Russia started construction on 18 March 2014 to build a 19 km bridge connecting Russia to Crimea. The ambitious $4.3 billion project is flagged to be completed by December 2018, but this seems unlikely given the labour, geography and engineering difficulties.
There will be two bridges running parallel to each other. One will have four lanes designed for everyday cars, whereas the other will have two railroad tracks—both will share the same piling sites.
Why is it being built?
After the annexation of Crimea, Ukraine blocked most roads and rail traffic into the area. So goods could only enter via air or sea which incurs large costs. There are also Russian tourists (who are crucial to the Crimean economy) who need easier access to the Peninsula.

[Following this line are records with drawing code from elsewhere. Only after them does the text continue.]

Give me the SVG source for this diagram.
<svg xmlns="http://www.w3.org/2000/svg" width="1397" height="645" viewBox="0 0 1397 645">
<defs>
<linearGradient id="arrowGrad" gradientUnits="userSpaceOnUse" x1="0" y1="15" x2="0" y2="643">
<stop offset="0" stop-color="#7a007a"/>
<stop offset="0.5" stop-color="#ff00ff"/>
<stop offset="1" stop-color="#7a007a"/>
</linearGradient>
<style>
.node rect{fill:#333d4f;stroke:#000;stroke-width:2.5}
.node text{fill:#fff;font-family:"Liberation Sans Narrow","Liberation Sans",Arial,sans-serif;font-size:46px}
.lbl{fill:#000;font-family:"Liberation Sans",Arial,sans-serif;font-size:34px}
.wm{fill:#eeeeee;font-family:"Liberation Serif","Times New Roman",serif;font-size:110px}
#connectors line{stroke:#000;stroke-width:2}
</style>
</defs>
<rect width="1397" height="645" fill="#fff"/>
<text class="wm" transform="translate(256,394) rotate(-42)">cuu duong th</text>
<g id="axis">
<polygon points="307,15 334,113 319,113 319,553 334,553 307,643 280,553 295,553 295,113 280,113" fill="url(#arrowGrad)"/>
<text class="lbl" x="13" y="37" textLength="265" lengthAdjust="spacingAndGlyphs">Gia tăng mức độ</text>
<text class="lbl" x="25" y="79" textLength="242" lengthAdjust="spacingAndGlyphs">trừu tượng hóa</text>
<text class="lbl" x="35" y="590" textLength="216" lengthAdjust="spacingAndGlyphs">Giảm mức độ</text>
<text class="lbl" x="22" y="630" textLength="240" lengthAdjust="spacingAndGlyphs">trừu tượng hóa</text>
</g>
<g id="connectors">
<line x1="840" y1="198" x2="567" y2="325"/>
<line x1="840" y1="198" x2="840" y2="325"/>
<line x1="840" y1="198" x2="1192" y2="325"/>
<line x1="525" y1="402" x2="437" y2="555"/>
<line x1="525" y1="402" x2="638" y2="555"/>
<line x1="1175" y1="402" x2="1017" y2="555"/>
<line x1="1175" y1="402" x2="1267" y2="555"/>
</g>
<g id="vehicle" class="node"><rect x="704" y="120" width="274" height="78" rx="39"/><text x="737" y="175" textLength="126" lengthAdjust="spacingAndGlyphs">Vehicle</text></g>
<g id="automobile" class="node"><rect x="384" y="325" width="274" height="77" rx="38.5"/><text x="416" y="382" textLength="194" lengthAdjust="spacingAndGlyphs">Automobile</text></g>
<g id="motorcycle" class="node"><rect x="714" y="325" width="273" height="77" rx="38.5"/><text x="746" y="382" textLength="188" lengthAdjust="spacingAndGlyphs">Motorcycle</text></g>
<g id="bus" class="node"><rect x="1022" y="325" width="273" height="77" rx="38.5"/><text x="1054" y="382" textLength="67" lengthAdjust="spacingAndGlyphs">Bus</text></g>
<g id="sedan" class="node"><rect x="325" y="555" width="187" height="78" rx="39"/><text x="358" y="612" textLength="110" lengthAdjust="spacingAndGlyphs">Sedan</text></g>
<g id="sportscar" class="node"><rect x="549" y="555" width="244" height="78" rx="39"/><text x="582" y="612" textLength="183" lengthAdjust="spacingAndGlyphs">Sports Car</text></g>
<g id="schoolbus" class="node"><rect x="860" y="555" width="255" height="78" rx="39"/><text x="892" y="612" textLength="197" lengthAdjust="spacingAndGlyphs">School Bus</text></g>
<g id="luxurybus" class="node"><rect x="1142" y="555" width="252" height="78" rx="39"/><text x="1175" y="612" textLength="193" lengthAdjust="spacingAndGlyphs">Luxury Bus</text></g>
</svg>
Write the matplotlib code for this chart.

Political motives are also at play, and the bridge is essential to Putin’s plan to make Crimea a viable part of Russia.
Issues with construction
There are three factors slowing down the progress of construction. First, the harsh weather in the region makes work difficult. Even in perfect conditions, it is very windy, and storms back in June kept workers off the job for days. Also, most of the pilings must be installed before winter because the water will freeze and ice flows will need to be managed.
Secondly, there are engineering oversights according to Russian civil engineer Georgy Rosnovsky. The location of the bridge leaves it vulnerable to mud volcanoes on the sea bed and earthquakes. Some of the pilings need to be driven 90m into the seabed to reach a solid foundation.
Lastly, there have been reports of worker abuse. Workers were promised USD80/day as well as food and accommodation. However, food and lodging is being deducted from the USD80/day leaving little net wage for workers. There are also allegations that workers are being fired and sent home without pay for taking breaks. It remains to be seen how much Putin’s bridge will actually cost, and when it will be open.